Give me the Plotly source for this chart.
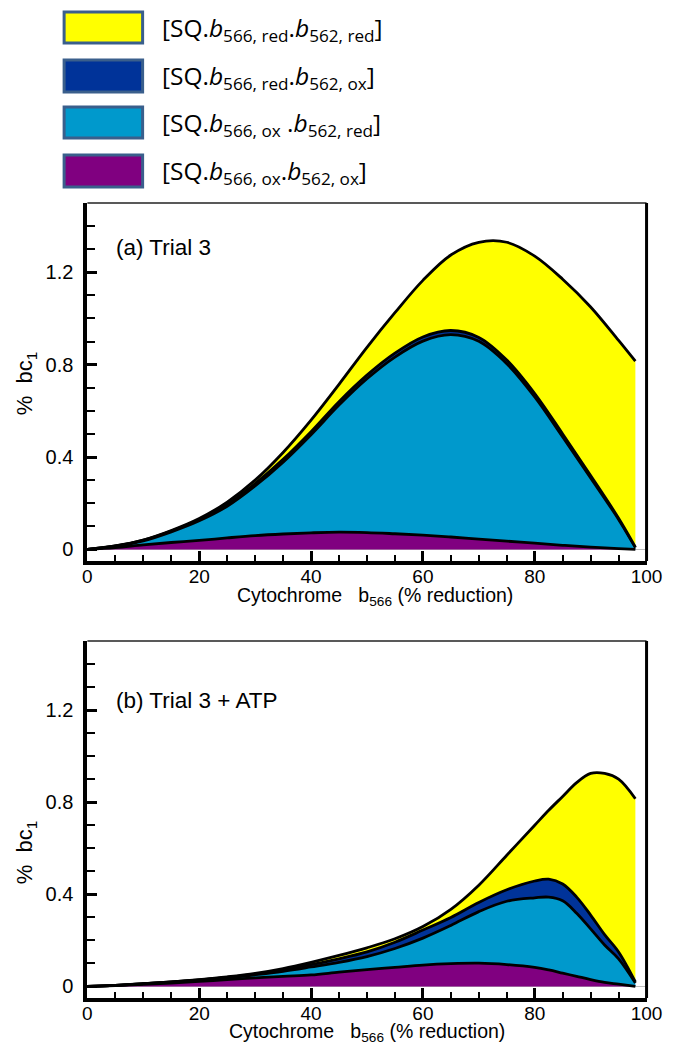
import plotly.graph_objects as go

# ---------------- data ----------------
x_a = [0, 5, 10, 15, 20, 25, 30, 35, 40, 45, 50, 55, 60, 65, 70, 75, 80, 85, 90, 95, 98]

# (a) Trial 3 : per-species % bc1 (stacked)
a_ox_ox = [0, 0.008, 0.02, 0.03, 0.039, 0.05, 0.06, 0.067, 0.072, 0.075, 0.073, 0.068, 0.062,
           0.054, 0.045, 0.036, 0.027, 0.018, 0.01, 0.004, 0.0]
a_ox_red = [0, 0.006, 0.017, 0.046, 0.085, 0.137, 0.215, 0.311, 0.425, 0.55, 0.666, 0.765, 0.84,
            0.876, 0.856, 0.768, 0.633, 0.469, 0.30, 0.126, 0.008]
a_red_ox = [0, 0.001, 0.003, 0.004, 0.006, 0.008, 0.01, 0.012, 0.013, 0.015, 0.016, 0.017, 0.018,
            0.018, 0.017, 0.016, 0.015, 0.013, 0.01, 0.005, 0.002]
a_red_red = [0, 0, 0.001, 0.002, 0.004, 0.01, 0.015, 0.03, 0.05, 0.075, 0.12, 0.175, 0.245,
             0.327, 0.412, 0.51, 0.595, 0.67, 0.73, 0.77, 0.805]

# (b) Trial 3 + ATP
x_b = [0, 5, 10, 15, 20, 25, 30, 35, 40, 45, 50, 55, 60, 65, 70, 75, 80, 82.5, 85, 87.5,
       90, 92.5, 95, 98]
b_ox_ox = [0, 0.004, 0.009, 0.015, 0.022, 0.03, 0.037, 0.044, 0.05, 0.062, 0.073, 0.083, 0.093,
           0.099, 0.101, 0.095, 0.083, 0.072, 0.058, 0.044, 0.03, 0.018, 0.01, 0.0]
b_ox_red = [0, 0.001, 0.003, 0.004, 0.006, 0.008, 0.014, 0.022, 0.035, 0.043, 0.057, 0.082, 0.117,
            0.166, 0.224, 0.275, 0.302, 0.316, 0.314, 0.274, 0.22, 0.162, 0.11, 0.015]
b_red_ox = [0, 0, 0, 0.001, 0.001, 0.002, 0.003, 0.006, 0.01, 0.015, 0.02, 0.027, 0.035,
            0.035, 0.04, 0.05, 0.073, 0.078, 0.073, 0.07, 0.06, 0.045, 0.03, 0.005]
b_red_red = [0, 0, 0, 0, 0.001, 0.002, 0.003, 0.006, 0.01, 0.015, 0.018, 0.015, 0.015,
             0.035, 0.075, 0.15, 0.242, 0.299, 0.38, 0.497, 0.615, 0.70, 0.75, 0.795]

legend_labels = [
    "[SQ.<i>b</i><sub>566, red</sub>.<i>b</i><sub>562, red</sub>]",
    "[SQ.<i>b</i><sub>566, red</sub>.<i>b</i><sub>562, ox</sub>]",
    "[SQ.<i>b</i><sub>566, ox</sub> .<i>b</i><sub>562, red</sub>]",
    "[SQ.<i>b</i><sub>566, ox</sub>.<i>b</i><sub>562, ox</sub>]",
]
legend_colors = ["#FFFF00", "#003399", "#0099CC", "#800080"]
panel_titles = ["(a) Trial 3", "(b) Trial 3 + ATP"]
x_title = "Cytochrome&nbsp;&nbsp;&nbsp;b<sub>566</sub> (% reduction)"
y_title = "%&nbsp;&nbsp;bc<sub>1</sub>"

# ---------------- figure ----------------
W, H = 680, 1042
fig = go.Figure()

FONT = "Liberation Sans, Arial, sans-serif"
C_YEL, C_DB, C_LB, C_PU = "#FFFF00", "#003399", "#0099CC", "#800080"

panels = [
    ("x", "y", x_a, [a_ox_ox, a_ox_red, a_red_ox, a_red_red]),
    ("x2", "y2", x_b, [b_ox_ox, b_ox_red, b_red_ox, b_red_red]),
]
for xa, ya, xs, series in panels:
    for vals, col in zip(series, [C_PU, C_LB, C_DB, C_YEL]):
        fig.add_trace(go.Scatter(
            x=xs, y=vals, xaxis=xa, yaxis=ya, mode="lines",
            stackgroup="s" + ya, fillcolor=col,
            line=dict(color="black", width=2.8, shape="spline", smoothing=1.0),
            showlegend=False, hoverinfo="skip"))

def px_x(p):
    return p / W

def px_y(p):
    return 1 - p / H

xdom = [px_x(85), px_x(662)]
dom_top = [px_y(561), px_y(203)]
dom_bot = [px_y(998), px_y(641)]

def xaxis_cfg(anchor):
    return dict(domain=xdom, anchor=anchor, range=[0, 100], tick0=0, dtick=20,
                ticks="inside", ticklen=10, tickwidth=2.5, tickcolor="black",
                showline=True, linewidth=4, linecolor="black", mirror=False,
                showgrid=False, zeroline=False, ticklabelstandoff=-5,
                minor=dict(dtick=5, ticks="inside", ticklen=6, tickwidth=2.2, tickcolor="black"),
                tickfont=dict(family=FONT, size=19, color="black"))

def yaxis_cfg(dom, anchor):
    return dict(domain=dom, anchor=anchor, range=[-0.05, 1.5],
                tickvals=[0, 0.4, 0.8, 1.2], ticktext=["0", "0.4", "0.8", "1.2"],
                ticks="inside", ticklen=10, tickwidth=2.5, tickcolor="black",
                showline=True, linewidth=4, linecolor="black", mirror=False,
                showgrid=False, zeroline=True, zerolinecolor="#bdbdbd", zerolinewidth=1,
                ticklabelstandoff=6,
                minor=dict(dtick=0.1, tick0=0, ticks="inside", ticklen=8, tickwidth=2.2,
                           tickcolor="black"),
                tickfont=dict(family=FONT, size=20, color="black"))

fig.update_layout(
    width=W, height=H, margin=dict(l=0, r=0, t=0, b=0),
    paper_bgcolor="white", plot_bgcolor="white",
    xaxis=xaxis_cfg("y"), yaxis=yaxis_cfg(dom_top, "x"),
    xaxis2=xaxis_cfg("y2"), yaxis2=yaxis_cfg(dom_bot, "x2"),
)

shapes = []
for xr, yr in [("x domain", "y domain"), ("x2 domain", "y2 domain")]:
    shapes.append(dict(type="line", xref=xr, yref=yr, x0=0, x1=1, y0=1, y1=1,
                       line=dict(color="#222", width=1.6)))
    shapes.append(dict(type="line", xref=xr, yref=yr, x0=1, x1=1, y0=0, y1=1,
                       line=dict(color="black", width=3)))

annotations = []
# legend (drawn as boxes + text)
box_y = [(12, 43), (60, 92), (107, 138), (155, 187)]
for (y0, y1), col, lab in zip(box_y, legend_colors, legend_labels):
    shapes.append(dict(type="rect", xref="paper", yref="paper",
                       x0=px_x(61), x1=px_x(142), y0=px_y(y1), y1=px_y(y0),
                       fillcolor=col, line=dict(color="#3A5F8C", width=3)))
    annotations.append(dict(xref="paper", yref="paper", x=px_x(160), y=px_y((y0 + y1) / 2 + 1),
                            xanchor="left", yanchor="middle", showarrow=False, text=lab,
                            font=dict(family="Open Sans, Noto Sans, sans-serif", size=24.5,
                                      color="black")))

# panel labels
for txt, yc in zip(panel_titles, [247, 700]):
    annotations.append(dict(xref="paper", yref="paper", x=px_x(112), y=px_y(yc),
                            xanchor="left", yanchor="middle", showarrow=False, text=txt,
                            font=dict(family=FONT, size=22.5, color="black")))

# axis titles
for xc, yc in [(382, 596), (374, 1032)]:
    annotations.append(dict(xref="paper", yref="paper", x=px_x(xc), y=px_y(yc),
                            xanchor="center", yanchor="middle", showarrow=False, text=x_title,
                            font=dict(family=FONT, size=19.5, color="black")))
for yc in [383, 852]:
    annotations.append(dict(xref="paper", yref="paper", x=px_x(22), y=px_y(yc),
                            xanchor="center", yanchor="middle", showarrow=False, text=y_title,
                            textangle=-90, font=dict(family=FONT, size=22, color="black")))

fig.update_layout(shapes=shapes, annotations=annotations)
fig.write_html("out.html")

GIVEN INSTRUCTION :: Every line from the top of the material above through the line with "0.327, 0.412, 0.51, 0.595, 0.67, 0.73, 0.77, 0.805]" should be duplicated exactly, please; leave out the pictures.

SOLUTION TO THE PROBLEM ::
Give me the Plotly source for this chart.
import plotly.graph_objects as go

# ---------------- data ----------------
x_a = [0, 5, 10, 15, 20, 25, 30, 35, 40, 45, 50, 55, 60, 65, 70, 75, 80, 85, 90, 95, 98]

# (a) Trial 3 : per-species % bc1 (stacked)
a_ox_ox = [0, 0.008, 0.02, 0.03, 0.039, 0.05, 0.06, 0.067, 0.072, 0.075, 0.073, 0.068, 0.062,
           0.054, 0.045, 0.036, 0.027, 0.018, 0.01, 0.004, 0.0]
a_ox_red = [0, 0.006, 0.017, 0.046, 0.085, 0.137, 0.215, 0.311, 0.425, 0.55, 0.666, 0.765, 0.84,
            0.876, 0.856, 0.768, 0.633, 0.469, 0.30, 0.126, 0.008]
a_red_ox = [0, 0.001, 0.003, 0.004, 0.006, 0.008, 0.01, 0.012, 0.013, 0.015, 0.016, 0.017, 0.018,
            0.018, 0.017, 0.016, 0.015, 0.013, 0.01, 0.005, 0.002]
a_red_red = [0, 0, 0.001, 0.002, 0.004, 0.01, 0.015, 0.03, 0.05, 0.075, 0.12, 0.175, 0.245,
             0.327, 0.412, 0.51, 0.595, 0.67, 0.73, 0.77, 0.805]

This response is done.